— start Information shown —

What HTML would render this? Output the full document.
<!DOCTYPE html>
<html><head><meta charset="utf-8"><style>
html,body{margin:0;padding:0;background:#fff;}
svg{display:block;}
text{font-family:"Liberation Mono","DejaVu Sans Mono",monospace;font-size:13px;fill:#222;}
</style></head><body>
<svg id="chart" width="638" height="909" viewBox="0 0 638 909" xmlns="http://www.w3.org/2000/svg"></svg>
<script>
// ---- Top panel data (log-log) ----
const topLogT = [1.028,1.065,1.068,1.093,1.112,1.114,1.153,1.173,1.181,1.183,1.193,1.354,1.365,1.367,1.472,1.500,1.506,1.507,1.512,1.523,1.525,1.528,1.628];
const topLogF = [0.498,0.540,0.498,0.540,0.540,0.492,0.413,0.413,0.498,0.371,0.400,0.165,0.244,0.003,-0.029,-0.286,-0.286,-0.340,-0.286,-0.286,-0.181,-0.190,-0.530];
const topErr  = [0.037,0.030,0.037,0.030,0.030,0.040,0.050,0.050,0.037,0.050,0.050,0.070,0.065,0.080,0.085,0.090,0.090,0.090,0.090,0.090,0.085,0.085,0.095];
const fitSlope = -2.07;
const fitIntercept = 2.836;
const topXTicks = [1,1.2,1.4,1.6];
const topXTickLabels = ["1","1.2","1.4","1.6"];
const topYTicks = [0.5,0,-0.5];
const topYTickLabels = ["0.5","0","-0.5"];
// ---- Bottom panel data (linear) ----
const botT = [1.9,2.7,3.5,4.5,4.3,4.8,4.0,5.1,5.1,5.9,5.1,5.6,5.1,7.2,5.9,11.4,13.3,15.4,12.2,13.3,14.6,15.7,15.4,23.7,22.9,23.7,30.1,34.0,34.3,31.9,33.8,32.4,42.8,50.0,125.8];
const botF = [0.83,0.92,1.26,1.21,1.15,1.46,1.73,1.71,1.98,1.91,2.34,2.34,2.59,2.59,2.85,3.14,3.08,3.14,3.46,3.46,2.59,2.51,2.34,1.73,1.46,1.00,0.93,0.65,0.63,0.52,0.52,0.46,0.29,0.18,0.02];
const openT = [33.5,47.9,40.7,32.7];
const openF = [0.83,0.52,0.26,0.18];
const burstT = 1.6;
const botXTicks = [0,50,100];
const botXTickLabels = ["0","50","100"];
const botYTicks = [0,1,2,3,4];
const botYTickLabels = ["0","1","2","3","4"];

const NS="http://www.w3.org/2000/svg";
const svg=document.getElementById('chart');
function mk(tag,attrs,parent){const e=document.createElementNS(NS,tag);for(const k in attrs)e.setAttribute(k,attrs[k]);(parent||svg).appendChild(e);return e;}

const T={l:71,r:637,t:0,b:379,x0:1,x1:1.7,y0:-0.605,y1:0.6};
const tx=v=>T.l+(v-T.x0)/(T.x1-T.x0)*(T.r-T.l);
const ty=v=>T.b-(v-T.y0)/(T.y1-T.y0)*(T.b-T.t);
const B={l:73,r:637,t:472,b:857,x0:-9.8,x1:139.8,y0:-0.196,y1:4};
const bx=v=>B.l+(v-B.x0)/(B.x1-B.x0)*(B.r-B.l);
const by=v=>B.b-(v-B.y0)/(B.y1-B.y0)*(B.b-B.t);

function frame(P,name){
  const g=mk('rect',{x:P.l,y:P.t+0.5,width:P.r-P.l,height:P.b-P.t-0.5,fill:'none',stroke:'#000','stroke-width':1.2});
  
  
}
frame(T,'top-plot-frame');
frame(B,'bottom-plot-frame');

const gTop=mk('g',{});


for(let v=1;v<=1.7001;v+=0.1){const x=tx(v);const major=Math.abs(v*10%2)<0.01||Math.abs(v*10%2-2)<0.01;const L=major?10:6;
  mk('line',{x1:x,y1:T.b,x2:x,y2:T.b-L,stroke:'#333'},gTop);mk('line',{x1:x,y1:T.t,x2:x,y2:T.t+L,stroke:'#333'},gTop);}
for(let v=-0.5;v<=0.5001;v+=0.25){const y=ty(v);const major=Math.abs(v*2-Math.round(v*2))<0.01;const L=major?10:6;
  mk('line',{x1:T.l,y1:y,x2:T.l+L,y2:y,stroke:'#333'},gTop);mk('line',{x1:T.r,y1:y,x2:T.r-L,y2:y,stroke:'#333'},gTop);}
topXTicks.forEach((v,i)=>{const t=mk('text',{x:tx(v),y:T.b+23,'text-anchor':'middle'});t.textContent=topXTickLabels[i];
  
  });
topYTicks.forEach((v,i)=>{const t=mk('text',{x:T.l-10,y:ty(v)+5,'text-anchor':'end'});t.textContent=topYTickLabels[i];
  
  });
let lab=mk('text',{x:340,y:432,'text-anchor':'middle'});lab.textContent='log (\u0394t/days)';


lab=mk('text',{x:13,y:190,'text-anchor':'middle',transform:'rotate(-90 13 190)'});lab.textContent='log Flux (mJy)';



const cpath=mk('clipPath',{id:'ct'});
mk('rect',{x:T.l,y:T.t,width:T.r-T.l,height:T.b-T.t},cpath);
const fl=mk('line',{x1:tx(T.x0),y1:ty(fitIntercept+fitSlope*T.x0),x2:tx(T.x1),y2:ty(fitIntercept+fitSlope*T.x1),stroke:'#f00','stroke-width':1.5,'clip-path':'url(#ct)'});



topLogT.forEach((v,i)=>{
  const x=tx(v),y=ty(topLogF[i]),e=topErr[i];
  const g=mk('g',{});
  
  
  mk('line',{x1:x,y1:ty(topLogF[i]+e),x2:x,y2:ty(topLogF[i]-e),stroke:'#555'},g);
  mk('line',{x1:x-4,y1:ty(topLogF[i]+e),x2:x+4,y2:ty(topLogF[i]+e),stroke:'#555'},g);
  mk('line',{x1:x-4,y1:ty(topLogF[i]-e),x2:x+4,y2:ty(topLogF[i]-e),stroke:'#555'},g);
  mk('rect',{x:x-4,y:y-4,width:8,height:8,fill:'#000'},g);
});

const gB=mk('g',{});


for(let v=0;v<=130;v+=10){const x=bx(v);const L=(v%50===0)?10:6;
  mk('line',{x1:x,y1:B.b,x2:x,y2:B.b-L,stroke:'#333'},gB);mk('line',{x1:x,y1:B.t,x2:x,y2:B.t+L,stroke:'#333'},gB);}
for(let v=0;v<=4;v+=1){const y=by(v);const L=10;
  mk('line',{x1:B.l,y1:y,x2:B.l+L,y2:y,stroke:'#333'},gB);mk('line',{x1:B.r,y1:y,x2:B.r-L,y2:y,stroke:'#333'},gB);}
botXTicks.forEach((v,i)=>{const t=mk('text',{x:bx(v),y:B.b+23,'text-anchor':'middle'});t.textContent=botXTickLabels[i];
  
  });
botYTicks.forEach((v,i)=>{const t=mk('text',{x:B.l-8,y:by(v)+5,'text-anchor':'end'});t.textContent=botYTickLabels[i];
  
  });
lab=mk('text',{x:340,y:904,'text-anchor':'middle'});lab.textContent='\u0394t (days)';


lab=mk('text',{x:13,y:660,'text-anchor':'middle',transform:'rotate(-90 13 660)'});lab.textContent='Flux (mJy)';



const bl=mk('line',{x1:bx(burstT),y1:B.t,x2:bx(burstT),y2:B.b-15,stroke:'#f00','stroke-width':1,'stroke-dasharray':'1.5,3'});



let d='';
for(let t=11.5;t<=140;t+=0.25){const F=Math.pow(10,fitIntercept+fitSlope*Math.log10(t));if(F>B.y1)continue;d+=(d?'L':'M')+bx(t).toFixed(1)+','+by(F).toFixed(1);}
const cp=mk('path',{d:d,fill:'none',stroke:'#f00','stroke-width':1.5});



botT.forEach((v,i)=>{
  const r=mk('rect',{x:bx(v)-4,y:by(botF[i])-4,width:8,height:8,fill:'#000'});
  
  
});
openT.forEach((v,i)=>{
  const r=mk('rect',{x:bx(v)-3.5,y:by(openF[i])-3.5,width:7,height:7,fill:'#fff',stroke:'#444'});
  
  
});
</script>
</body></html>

— end Information shown —

--- Set problem ---
Looking back at the lines above, state how many contain the word "document", and supply nothing besides the number.

--- Final result ---
3